- **PROBLEM**
Check each line of the data for "Give" and select those that have it.

Source code of charts:
· · · ·
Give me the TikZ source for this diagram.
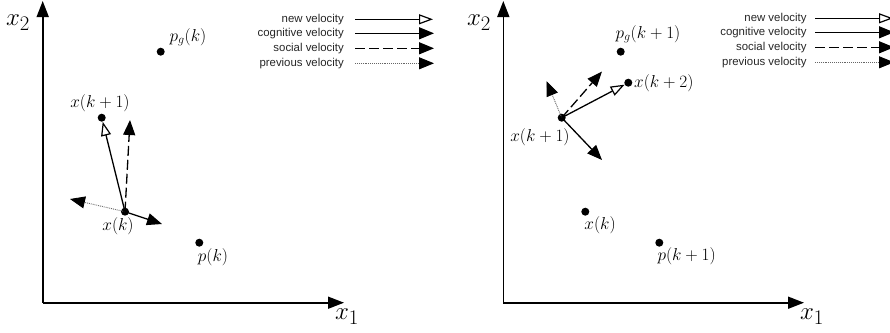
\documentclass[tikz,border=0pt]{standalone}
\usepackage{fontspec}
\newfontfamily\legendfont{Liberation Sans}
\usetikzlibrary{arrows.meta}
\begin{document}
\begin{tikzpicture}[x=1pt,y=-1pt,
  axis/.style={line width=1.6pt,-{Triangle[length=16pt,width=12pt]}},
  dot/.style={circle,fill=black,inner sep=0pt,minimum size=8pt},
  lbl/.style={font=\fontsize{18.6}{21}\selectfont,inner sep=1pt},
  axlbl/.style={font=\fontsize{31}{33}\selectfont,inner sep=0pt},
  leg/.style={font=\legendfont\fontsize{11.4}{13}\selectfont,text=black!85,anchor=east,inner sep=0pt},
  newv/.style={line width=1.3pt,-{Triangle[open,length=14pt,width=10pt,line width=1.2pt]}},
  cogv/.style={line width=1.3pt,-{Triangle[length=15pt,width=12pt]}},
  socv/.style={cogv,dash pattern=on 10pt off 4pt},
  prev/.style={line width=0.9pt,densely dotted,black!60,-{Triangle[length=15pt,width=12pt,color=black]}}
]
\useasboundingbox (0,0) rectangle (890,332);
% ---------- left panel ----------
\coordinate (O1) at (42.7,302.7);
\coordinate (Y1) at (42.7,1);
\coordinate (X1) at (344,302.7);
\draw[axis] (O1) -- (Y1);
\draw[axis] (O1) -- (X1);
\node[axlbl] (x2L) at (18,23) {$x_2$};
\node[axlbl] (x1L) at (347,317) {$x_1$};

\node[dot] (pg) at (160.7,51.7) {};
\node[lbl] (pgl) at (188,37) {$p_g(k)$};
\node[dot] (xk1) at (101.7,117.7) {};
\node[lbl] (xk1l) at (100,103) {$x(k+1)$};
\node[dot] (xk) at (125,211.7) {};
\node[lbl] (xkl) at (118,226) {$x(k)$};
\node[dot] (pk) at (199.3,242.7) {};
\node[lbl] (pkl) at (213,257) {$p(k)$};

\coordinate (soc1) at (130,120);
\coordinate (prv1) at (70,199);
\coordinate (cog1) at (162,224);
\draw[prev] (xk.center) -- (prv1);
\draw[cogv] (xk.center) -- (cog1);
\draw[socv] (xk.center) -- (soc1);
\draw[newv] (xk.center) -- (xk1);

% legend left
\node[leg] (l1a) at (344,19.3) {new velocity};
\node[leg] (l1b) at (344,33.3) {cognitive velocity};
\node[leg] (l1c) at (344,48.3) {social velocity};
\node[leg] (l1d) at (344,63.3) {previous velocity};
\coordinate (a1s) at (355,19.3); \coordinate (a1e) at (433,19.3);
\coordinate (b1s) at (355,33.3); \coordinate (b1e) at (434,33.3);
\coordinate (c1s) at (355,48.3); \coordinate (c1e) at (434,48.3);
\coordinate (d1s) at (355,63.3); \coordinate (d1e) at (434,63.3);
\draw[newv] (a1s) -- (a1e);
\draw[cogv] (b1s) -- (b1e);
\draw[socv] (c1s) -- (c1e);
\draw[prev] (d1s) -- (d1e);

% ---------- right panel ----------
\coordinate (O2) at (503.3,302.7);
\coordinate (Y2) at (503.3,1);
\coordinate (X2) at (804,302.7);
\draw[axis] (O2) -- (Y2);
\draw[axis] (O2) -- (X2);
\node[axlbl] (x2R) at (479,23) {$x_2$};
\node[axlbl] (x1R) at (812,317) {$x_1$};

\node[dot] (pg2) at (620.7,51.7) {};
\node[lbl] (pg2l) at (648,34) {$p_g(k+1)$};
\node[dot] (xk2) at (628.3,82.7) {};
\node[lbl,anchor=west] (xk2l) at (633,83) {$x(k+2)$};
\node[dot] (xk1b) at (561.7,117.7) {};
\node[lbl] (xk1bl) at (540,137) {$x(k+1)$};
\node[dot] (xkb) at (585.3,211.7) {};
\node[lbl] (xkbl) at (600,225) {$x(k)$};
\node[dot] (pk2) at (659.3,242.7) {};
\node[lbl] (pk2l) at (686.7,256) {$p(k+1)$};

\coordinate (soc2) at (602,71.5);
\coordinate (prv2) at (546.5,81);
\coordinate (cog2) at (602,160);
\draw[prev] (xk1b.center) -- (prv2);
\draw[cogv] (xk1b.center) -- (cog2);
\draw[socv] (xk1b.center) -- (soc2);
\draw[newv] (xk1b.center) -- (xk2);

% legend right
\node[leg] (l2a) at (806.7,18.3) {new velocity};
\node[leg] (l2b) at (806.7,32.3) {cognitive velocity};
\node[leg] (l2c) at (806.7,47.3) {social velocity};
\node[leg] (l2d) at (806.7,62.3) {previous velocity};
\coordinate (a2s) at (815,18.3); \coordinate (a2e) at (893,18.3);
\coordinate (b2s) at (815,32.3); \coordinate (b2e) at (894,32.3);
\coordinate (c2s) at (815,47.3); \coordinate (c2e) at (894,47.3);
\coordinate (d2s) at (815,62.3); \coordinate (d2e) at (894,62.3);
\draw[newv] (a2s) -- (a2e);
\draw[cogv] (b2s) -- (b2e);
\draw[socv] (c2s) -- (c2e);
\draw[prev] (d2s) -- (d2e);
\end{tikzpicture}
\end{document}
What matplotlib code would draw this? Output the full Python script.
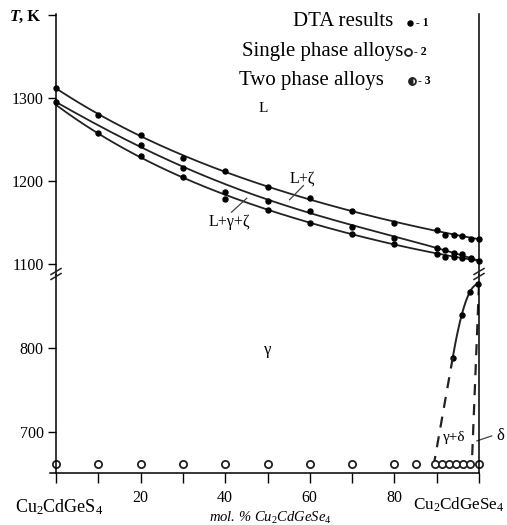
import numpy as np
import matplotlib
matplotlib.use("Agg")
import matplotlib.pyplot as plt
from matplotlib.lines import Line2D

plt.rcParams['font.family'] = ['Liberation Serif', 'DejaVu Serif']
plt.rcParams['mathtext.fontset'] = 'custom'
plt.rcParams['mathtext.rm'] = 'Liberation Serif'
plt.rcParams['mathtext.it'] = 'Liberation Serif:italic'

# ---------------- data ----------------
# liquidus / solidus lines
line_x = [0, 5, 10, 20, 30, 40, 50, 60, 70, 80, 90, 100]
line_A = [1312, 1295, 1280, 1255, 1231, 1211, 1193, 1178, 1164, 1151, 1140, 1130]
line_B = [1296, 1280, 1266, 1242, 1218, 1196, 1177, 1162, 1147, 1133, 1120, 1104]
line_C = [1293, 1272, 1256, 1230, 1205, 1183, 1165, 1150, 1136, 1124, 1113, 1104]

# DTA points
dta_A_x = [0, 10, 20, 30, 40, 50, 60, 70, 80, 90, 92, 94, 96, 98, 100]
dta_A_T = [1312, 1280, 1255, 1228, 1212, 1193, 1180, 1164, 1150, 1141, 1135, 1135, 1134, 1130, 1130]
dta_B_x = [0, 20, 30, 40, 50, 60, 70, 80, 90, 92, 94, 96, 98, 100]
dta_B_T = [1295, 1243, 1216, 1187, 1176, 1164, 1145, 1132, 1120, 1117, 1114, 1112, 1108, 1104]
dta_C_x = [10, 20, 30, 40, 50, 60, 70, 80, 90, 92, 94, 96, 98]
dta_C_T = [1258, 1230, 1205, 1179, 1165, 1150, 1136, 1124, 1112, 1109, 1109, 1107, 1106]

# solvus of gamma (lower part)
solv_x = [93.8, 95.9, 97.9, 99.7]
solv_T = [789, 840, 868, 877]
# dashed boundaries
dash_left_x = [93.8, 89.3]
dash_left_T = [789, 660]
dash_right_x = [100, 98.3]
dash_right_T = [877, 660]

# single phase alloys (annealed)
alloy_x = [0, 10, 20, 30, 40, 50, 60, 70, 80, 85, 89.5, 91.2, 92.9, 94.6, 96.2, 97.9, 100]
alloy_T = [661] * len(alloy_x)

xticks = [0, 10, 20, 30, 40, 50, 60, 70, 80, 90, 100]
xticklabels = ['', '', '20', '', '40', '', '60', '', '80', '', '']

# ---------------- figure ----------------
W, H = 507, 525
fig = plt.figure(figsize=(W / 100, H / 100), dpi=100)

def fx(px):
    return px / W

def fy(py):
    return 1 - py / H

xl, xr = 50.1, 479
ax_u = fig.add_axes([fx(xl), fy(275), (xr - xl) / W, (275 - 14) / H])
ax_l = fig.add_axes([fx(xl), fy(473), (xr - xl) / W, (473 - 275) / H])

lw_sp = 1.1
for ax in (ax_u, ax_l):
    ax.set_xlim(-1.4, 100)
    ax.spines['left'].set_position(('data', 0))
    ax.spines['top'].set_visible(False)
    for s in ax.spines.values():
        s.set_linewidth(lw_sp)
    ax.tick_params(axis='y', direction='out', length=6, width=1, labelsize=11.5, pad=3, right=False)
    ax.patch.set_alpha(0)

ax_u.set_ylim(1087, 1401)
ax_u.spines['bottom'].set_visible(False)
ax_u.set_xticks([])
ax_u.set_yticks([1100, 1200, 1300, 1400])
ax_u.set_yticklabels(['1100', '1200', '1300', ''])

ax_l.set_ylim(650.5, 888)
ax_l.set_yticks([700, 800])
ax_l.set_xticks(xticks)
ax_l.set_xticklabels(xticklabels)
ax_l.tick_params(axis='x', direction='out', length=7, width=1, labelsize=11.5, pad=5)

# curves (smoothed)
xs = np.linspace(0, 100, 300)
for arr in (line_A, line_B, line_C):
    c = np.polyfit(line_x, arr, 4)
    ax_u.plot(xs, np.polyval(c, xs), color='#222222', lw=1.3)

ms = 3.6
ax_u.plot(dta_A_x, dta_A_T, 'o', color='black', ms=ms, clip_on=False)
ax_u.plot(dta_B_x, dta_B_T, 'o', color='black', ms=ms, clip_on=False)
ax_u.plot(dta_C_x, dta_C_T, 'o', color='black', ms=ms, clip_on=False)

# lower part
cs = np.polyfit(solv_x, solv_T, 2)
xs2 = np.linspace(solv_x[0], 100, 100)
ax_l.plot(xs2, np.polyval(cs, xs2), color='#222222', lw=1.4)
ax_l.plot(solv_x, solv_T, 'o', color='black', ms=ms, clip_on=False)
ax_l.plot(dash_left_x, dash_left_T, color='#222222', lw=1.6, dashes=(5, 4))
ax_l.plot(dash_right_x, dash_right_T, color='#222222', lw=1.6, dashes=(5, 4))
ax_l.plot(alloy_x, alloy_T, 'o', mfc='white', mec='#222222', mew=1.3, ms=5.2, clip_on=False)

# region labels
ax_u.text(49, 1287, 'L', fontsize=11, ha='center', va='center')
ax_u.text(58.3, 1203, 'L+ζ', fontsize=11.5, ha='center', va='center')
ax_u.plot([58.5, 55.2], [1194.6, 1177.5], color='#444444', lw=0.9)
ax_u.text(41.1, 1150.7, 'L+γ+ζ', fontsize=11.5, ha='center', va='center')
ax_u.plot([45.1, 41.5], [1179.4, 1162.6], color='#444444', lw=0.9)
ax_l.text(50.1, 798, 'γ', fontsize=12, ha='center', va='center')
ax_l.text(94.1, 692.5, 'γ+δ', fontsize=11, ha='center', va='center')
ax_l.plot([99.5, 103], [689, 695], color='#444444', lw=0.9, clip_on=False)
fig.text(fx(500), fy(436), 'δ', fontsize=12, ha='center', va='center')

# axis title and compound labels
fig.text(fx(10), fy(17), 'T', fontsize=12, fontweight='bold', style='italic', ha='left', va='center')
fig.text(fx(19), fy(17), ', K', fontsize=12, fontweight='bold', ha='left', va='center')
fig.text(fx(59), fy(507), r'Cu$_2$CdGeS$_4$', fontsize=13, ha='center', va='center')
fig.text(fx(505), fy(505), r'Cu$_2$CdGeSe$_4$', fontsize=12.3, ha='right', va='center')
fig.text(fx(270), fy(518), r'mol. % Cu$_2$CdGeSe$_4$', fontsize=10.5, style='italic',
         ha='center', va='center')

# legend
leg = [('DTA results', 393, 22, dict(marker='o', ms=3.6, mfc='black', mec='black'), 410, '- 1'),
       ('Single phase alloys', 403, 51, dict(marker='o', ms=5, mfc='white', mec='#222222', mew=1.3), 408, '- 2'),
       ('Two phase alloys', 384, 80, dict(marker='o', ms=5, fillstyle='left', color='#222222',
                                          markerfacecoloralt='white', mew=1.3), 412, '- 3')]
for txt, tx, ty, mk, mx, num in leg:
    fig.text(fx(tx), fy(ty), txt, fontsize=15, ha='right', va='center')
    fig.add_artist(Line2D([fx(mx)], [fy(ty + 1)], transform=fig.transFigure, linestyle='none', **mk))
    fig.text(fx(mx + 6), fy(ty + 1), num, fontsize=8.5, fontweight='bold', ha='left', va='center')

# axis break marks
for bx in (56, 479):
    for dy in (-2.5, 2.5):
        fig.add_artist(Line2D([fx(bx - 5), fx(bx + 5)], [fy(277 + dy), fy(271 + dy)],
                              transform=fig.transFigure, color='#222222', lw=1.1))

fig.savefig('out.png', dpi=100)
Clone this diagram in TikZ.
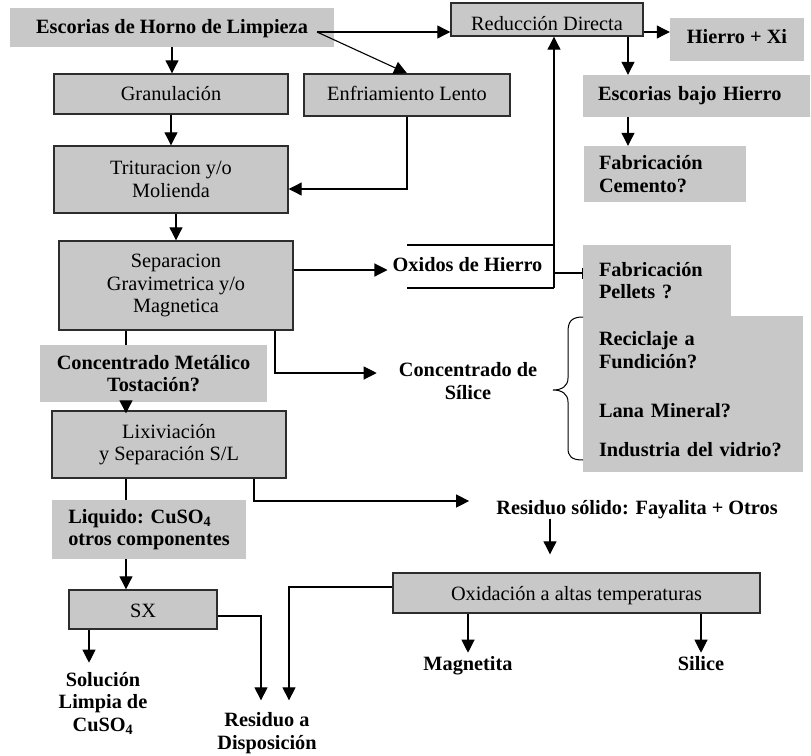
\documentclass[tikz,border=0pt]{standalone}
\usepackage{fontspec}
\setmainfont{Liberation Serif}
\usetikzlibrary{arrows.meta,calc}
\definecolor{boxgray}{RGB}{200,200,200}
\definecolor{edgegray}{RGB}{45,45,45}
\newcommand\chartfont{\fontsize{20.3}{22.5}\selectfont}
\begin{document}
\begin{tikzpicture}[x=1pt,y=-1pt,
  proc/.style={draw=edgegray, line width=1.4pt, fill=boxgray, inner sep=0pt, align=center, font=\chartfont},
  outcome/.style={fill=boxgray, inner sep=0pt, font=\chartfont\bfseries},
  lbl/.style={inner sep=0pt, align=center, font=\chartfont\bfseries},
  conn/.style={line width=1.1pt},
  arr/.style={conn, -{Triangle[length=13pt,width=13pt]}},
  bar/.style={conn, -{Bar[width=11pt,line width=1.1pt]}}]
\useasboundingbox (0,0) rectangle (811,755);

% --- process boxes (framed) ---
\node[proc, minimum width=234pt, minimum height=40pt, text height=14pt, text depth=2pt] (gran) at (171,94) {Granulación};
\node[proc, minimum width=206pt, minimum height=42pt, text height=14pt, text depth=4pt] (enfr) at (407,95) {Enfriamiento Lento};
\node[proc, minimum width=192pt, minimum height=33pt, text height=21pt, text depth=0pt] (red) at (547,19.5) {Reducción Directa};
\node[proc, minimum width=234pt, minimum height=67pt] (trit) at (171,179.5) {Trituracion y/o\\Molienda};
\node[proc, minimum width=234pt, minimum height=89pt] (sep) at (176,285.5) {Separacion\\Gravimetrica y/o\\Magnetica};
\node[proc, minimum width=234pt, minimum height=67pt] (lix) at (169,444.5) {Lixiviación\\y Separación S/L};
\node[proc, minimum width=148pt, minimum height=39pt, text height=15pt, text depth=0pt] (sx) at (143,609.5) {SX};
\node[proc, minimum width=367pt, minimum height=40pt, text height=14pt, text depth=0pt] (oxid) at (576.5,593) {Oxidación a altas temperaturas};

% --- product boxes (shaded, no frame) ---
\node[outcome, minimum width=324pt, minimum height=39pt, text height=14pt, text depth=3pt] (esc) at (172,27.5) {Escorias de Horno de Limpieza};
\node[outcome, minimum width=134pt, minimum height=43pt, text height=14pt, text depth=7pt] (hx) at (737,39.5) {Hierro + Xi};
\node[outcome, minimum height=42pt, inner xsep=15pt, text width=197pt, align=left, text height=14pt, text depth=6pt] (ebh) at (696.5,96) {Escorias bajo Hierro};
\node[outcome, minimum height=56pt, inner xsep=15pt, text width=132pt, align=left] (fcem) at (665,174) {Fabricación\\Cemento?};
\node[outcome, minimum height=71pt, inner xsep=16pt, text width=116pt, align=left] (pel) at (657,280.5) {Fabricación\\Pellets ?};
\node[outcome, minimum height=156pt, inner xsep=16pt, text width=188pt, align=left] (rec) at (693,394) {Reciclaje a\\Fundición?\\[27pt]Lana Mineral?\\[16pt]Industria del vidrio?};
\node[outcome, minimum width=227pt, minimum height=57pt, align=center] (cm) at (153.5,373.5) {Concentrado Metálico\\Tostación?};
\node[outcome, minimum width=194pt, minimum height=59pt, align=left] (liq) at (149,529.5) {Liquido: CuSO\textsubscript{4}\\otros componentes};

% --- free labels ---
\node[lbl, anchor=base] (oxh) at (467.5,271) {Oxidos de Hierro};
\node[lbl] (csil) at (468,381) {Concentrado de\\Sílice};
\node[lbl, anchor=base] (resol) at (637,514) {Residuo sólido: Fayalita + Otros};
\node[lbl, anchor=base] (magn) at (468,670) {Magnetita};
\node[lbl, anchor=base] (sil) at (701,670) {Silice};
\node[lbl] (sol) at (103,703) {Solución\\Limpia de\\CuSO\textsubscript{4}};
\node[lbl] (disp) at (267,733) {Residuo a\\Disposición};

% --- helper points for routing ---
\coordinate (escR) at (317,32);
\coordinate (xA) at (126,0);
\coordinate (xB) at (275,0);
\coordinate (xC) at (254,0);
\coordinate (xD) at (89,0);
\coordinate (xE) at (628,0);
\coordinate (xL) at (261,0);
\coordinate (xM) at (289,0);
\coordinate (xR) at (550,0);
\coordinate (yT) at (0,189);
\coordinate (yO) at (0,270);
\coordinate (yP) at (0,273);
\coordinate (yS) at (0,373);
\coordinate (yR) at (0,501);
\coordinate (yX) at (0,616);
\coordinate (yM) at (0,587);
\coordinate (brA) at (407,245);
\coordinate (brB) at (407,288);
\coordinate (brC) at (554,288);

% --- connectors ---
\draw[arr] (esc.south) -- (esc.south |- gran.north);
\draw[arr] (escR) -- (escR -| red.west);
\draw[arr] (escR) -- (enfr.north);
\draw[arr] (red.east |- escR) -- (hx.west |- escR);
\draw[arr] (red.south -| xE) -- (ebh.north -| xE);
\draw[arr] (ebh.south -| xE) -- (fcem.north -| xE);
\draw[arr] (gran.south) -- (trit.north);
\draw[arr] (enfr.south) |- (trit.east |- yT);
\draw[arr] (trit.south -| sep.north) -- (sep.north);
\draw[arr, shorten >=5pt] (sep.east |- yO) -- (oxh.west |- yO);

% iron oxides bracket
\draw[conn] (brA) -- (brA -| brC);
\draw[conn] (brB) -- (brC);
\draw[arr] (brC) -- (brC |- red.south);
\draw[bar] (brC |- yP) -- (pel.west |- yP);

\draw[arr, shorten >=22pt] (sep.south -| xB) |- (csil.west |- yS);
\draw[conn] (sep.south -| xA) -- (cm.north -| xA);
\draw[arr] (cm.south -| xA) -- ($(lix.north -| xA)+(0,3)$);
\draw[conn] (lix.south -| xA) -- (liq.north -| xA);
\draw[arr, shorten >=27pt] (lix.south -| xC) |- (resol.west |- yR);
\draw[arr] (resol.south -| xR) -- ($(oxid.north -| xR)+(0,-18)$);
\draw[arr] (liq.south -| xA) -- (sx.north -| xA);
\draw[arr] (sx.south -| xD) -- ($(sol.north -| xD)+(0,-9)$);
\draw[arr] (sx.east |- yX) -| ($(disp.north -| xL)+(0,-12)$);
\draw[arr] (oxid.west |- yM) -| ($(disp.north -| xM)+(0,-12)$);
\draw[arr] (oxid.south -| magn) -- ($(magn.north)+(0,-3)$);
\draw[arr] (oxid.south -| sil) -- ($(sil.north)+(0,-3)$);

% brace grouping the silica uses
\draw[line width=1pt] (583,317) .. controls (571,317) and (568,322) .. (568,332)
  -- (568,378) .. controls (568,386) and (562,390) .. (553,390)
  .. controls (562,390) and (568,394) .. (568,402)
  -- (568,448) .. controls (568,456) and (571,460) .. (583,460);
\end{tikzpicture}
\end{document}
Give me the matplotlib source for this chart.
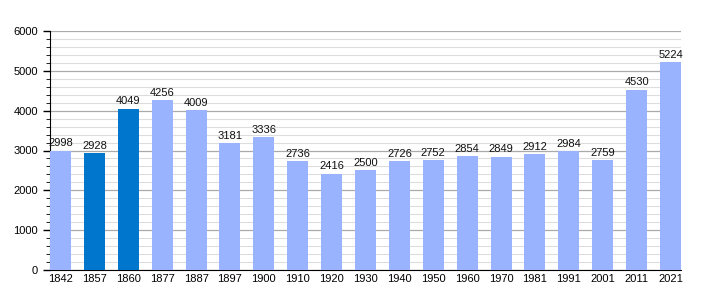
· · · ·
- **SOLUTION TO THE EXERCISE**
Give me the TikZ source for this diagram.
Give me the matplotlib source for this chart.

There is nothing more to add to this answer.